**RECORD EXTRACTS:**
────────
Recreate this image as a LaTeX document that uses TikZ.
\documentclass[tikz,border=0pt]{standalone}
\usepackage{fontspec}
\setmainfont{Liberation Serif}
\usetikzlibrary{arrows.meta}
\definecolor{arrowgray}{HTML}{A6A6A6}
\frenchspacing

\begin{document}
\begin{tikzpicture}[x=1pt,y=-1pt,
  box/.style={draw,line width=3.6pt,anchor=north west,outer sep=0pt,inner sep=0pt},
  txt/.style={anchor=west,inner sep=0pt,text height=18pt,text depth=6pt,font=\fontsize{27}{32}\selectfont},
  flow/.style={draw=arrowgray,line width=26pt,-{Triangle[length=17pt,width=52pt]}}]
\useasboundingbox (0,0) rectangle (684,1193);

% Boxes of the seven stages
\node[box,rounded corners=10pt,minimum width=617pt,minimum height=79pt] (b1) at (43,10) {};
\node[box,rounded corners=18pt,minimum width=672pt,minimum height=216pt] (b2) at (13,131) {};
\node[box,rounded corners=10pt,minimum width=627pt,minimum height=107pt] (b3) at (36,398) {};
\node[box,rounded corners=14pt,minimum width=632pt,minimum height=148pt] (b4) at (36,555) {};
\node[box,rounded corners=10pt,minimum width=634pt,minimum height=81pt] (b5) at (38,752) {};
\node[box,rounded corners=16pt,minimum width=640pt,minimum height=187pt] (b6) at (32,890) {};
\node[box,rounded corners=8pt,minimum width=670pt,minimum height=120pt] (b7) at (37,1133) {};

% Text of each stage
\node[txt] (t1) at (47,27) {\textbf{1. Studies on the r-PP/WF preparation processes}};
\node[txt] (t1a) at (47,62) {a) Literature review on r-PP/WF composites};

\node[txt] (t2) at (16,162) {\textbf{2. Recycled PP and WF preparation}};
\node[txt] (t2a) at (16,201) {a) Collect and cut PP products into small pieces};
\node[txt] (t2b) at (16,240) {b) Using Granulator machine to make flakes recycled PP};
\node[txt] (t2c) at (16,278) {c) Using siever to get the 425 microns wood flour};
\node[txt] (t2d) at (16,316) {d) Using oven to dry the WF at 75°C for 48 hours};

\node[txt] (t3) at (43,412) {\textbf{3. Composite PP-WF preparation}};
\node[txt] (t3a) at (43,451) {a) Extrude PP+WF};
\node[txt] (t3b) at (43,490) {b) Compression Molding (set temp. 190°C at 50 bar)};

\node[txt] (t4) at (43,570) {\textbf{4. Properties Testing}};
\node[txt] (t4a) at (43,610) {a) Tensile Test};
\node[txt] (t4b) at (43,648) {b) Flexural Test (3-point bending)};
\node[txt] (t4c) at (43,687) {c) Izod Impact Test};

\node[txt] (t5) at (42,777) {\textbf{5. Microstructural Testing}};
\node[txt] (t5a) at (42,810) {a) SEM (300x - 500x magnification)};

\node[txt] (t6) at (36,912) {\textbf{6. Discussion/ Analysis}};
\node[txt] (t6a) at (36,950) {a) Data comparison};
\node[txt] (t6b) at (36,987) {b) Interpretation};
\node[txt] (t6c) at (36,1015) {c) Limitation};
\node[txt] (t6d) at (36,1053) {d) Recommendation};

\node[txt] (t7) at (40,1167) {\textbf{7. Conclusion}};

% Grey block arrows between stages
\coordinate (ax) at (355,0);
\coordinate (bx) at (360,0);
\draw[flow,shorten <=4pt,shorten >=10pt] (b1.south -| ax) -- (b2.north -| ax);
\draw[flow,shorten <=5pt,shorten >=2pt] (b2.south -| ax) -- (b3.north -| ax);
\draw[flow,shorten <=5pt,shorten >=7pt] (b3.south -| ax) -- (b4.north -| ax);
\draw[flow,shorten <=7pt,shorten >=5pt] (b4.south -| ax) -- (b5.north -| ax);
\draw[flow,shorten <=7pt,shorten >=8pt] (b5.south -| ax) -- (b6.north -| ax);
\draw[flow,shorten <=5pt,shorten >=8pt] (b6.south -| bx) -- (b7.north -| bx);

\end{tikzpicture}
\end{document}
────────
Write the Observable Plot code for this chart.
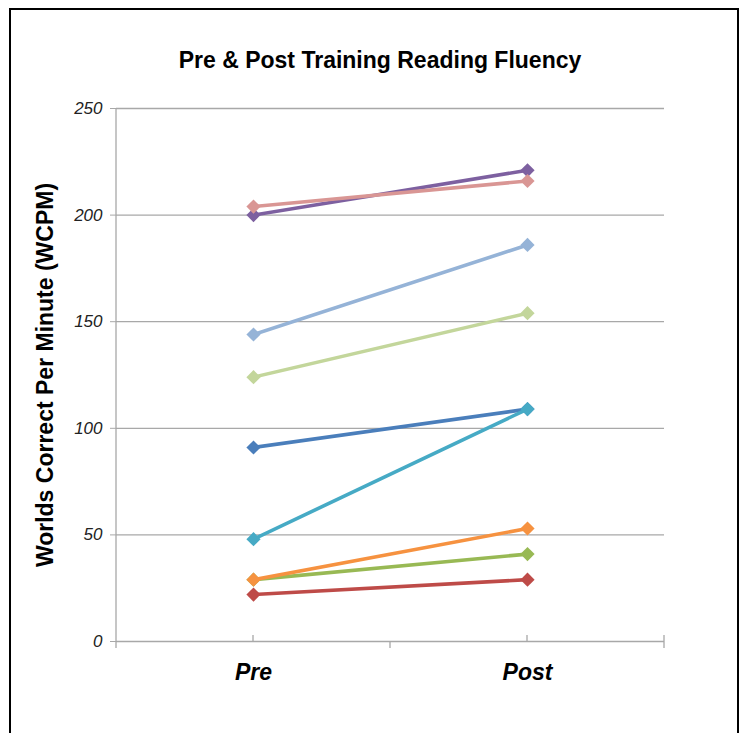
────────
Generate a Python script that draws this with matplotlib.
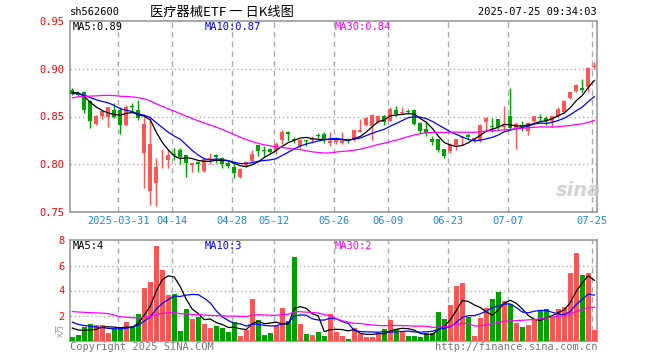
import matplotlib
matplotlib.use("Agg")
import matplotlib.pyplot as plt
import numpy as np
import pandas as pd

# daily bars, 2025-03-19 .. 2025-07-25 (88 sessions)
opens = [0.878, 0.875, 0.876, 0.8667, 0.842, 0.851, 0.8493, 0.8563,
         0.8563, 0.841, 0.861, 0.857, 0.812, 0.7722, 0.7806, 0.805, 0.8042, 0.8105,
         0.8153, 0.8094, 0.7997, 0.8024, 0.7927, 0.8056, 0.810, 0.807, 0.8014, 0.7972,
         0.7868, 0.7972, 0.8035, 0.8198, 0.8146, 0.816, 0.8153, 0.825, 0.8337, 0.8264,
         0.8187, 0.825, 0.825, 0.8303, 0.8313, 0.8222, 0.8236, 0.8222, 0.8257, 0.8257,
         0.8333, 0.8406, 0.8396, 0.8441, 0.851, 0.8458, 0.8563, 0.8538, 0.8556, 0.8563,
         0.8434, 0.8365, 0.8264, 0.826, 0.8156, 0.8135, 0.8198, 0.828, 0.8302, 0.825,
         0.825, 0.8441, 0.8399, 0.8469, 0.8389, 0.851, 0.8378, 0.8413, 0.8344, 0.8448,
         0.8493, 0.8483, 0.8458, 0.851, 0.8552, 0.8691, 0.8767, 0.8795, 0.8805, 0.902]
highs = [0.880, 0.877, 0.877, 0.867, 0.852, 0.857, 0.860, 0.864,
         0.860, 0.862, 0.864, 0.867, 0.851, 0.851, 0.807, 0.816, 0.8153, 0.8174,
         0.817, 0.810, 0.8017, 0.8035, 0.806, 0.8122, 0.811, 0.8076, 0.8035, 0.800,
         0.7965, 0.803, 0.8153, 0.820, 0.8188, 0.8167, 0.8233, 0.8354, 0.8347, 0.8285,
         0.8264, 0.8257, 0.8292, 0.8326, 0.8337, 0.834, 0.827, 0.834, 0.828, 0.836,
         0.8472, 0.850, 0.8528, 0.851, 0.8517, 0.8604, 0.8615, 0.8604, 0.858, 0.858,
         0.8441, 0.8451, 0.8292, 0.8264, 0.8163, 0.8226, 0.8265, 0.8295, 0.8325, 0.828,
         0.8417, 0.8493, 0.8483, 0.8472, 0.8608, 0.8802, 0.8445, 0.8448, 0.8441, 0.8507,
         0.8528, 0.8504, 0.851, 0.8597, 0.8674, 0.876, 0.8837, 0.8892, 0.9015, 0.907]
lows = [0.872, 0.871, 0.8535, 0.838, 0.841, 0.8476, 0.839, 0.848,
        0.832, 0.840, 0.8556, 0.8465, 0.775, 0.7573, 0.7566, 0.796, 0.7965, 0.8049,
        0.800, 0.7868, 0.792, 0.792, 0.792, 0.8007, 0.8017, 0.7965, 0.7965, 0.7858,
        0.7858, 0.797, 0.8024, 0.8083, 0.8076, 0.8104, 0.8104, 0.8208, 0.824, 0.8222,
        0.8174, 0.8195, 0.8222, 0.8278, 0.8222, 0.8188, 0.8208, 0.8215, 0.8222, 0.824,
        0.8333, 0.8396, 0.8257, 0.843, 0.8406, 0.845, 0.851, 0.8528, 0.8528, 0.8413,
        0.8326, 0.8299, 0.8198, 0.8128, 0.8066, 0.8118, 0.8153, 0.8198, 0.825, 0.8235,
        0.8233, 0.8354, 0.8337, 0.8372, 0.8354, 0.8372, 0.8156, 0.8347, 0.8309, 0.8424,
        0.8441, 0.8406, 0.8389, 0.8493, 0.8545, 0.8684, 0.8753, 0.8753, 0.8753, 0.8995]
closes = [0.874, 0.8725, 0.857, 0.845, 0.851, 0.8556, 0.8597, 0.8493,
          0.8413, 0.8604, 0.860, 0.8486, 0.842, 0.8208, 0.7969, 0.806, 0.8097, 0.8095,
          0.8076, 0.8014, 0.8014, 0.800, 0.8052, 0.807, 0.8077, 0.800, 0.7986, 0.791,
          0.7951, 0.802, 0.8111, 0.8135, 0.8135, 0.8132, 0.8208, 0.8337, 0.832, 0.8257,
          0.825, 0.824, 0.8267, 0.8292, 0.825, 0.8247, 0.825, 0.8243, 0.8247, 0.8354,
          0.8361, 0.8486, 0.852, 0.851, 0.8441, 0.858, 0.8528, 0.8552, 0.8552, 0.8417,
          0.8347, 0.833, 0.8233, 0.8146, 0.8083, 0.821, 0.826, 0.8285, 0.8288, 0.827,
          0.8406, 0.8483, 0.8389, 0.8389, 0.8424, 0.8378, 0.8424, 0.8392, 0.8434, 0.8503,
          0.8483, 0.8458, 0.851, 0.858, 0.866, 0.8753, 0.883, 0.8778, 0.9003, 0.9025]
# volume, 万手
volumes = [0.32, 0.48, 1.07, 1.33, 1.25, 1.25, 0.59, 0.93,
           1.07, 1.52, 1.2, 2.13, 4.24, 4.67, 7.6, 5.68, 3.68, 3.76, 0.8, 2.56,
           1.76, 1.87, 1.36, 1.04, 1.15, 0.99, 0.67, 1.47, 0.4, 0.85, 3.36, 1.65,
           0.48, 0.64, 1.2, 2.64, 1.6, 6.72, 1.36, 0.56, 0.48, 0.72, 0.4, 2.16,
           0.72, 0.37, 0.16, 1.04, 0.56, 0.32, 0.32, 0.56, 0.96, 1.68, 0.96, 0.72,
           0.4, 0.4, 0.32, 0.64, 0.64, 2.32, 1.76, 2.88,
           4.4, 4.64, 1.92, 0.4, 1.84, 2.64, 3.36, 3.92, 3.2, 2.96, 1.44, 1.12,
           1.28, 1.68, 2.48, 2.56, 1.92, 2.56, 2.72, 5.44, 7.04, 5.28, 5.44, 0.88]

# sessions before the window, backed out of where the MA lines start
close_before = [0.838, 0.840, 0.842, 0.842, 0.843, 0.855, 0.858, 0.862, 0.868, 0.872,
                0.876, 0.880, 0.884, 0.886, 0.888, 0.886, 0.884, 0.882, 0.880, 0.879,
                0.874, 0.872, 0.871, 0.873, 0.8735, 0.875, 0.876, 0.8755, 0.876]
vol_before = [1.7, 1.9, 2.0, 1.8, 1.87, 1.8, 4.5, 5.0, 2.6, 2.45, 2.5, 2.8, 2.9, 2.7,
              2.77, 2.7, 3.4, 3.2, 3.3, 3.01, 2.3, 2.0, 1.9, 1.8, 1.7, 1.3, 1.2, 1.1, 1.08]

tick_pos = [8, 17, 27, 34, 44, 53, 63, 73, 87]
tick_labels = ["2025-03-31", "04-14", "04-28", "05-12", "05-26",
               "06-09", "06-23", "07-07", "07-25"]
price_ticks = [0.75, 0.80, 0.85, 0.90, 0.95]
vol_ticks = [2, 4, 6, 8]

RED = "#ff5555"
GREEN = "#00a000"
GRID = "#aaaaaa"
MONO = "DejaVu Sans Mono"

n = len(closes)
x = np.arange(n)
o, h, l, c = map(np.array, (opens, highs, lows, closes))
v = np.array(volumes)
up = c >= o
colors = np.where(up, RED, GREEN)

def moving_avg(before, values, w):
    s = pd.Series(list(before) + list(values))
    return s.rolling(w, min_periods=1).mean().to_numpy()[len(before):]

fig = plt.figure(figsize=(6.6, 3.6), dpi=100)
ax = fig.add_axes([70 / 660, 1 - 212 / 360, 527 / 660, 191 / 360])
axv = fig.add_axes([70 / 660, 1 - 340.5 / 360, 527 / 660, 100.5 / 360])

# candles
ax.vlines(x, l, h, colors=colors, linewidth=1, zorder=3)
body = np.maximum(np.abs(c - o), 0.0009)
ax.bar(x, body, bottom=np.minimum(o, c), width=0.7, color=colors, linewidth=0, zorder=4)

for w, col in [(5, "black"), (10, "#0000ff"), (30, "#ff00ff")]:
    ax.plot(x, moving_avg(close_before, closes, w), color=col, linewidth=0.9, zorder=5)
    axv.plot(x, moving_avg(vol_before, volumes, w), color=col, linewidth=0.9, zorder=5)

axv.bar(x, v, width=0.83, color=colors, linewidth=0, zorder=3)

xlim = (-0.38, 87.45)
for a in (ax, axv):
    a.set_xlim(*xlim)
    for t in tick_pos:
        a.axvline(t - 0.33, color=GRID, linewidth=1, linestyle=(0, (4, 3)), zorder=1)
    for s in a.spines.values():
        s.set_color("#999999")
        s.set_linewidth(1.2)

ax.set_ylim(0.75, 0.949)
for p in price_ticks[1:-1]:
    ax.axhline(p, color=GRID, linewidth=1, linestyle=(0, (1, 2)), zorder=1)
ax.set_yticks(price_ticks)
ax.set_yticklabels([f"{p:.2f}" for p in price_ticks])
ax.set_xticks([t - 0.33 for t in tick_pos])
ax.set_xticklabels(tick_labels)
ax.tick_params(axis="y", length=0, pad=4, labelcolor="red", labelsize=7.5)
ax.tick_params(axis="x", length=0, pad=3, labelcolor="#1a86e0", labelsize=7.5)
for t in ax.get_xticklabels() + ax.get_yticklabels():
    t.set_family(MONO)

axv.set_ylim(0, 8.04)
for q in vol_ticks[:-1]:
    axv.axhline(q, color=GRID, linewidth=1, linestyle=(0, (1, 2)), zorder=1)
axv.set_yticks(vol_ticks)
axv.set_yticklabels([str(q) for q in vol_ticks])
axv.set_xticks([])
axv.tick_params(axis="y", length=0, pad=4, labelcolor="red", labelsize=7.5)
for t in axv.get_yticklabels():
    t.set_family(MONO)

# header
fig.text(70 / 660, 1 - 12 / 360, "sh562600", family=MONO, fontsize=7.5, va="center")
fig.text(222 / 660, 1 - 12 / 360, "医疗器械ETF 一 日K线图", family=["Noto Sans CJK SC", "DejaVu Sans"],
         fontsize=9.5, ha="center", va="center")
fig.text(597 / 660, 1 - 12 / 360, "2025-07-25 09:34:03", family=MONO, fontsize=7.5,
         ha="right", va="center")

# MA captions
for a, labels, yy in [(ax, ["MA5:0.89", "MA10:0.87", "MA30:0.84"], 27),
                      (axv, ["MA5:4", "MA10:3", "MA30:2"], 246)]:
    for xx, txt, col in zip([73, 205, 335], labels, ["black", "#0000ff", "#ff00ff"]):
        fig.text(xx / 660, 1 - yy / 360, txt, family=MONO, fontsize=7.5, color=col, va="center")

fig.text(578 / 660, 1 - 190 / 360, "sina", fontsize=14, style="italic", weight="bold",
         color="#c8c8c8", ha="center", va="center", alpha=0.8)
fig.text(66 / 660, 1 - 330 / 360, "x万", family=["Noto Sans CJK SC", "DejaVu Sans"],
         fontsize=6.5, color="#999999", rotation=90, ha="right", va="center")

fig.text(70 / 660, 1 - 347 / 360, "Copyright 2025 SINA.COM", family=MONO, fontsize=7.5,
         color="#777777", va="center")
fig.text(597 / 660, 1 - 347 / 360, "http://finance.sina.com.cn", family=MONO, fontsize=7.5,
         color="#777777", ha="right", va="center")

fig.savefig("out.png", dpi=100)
────────
From the records above, print exactly the lines that run from the line with "Recreate this image" to the line with "(0,0) rectangle (684,1193);", inclusive.

Recreate this image as a LaTeX document that uses TikZ.
\documentclass[tikz,border=0pt]{standalone}
\usepackage{fontspec}
\setmainfont{Liberation Serif}
\usetikzlibrary{arrows.meta}
\definecolor{arrowgray}{HTML}{A6A6A6}
\frenchspacing

\begin{document}
\begin{tikzpicture}[x=1pt,y=-1pt,
  box/.style={draw,line width=3.6pt,anchor=north west,outer sep=0pt,inner sep=0pt},
  txt/.style={anchor=west,inner sep=0pt,text height=18pt,text depth=6pt,font=\fontsize{27}{32}\selectfont},
  flow/.style={draw=arrowgray,line width=26pt,-{Triangle[length=17pt,width=52pt]}}]
\useasboundingbox (0,0) rectangle (684,1193);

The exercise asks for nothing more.